My work lies at the interface between physics and biology and the techniques involved range from optical engineering to visual psychophysics.
The debilitating vision loss caused by photoreceptor degenerations like AMD and retinitis pigmentosa represents a significant burden on both the individuals affected and society as a whole. If identified early it may be possible to slow the rate of photoreceptor loss, but once photoreceptors have degenerated, little can currently be done to restore high quality vision that is useful for tasks such as recognising faces or reading text.
To address this challenge, I am using adaptive optics technology to optimize vision restoration therapies at the fovea, the retinal structure that is specialised to perform high acuity tasks. With its unusual anatomy and physiology, this region dominates the representation of the visual world in cortex, and prior efforts to restore vision have been most successful if this location is included. Furthermore, the fovea is the location of vision loss in the large and growing patient population with AMD.
My current work focusses on optogenetic and photoreceptor replacement therapies, but many of the specific challenges caused by the unusual anatomy and physiology of the fovea are common to all vision restoration approaches.
Even after photoreceptors have degenerated the ganglion cells, the output neurons of the retina, often persist - can we make these cells light sensitive? This is the idea behind optogenetic vision restoration, where ‘optogenes’ cause light sensitive proteins to be expressed in cells that don’t normally have them and so these cells can be used as photoreceptors instead.
Adaptive optics calcium imaging allows us to evaluate and improve these vision restoration strategies in the living eye by recording activity in foveal retinal ganglion cells. Using the light gated channel ‘ChrimsonR’ we have demonstrated restored responses in foveal ganglion cells that have lost their photoreceptor input and shown that the expected patterns of activity are generated in response to patterned visual stimuli. We are currently investigating the longevity of optogenetic vision restoration in vivo and evaluating the potential impact of retinal remodelling after photoreceptor loss.
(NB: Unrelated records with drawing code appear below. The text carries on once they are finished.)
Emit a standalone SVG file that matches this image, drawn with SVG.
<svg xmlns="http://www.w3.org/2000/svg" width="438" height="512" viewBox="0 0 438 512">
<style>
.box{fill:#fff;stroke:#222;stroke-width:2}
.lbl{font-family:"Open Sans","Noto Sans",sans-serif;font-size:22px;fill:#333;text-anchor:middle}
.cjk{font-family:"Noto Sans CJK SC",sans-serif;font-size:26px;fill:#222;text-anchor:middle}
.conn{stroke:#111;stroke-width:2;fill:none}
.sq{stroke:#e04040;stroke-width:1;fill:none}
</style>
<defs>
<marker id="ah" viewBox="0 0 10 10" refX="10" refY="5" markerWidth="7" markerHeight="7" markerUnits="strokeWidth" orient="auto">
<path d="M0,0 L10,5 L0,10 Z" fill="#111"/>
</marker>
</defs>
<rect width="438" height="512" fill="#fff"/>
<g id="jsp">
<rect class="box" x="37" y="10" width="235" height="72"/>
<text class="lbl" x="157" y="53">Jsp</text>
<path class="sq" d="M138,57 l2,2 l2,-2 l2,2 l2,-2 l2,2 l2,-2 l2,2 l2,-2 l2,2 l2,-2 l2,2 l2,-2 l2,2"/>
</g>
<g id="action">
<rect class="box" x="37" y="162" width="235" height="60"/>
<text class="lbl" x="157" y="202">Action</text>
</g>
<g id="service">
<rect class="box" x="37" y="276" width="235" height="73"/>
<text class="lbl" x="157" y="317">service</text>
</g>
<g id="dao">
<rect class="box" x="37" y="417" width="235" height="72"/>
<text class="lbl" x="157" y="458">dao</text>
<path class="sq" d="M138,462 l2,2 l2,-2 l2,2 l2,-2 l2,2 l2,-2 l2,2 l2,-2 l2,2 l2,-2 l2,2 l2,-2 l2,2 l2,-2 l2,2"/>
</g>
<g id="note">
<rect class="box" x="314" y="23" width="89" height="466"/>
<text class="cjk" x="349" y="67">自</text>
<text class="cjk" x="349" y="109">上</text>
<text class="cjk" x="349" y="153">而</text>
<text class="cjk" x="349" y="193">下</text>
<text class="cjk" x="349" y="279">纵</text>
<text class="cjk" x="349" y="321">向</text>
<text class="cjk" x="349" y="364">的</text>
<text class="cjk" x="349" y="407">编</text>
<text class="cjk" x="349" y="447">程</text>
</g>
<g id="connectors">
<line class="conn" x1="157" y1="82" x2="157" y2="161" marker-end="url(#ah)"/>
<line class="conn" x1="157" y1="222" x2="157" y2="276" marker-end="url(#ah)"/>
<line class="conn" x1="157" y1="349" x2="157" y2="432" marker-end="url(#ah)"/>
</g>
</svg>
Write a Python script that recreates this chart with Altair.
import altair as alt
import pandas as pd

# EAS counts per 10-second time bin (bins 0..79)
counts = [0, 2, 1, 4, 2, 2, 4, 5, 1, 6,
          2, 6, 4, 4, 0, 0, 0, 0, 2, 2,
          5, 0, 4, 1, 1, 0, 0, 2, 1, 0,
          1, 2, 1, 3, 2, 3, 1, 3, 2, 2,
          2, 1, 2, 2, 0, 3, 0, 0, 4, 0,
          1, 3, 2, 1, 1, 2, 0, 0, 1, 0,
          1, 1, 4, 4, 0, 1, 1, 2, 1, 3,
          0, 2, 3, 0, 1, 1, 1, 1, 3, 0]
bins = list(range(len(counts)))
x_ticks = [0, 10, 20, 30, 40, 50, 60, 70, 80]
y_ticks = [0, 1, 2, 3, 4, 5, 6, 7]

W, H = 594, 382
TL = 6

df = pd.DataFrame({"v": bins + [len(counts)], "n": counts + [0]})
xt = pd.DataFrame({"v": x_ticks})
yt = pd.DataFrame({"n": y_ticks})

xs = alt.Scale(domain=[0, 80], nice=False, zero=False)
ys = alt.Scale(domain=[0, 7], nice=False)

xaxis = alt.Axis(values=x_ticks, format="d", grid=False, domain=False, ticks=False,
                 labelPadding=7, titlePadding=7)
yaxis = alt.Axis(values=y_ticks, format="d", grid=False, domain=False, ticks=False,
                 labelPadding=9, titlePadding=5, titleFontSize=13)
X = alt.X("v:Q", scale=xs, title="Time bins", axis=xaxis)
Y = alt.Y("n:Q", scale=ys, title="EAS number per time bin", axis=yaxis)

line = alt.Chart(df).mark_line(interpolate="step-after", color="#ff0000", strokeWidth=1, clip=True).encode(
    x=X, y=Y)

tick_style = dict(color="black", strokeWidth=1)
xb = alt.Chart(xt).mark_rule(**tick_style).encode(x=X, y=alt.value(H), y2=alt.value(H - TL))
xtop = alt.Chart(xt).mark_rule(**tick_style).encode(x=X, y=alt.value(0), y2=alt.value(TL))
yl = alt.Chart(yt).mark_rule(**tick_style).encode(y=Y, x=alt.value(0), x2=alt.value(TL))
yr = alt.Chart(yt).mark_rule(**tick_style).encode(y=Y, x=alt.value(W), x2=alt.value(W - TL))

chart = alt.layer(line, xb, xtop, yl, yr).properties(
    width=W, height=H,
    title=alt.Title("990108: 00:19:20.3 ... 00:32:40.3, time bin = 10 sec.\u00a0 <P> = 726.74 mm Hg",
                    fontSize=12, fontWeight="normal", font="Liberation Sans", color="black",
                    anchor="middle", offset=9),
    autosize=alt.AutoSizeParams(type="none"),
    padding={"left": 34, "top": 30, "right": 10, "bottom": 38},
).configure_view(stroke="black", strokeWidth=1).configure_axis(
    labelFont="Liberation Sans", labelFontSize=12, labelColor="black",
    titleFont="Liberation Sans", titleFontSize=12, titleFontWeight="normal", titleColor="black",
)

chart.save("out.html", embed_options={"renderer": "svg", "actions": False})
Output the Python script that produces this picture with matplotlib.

To restore naturalistic vision with normal retinal processing it would be desirable to restore vision at the level of the photoreceptors themselves. This requires not only delivering photoreceptor precursor cells capable of maturing and forming synaptic connections into the sub-retinal space, but also that patient’s bipolar cell synaptic partners and downstream processing are functionally intact despite many years of photoreceptor loss.
In collaboration with David Gamm at the University of Wisconsin we have been tracking the survival and distribution of fluorescently tagged photoreceptor precursor transplants in the living eye.
Despite its importance, relatively little is known about the physiology of the fovea because its delicate structure makes it challenging to study electrophysiologically. At Rochester we have been using our unique adaptive optics calcium imaging platform to investigate the fovea in vivo.
By performing calcium imaging while also using the AO system to present high resolution, precisely stabilized visual stimuli, we have been able to map the location of hundreds of retinal ganglion cell (RGC) receptive fields at the fovea. The spatial arrangement of the cone photoreceptors is well preserved in the spatial arrangement of RGCs, despite the dramatic developmental changes which generate the specialized foveal structure. This orderly mapping is of relevance to vision restoration therapies that aim to directly stimulate the retinal ganglion cells themselves. We are also beginning to classify the retinal ganglion cell types found in the fovea using coloured stimuli.
I have a longstanding interest in the physiological optics of the fovea. Extended photoreceptor axons ‘Henle Fibres’ radiate from the foveal cones to their displaced bipolar cells and interact with macular pigment molecules to produce a radially symmetric polarizing filter which mediates the human perception of the polarization state of light. This visual effect is known as ‘Haidinger’s brushes’. I’ve previously explored the threshold and rotational dynamics of the phenomenon using psychophysical testing and am interested in the optical interactions which give rise to it. I often use Haidinger’s brushes in outreach activities – almost everyone can discern the polarization state of light with the naked eye!
As a PhD student at the Cavendish laboratory at Cambridge University I explored potential applications of Variable Pressure or 'Environmental' Scanning Electron Microscopy as a method for imaging dynamic biological processes. I did this work under the supervison of Prof. Dame Athene Donald FRS in the Biological and Soft Systems Sector of the Physics Department. In 2011 I was commissioned by the BBC to produce high definition images of the closure of stomatal pores using the new techniques developed during my PhD, for the BBC 2 documentary 'How to Grow a Planet'. If you are interested in learning more about VP ESEM I recommend taking a look at 'Principles and Practice of Variable Pressure: Environmental Scanning Electron Microscopy(VP-ESEM) by Dr Debbie Stokes.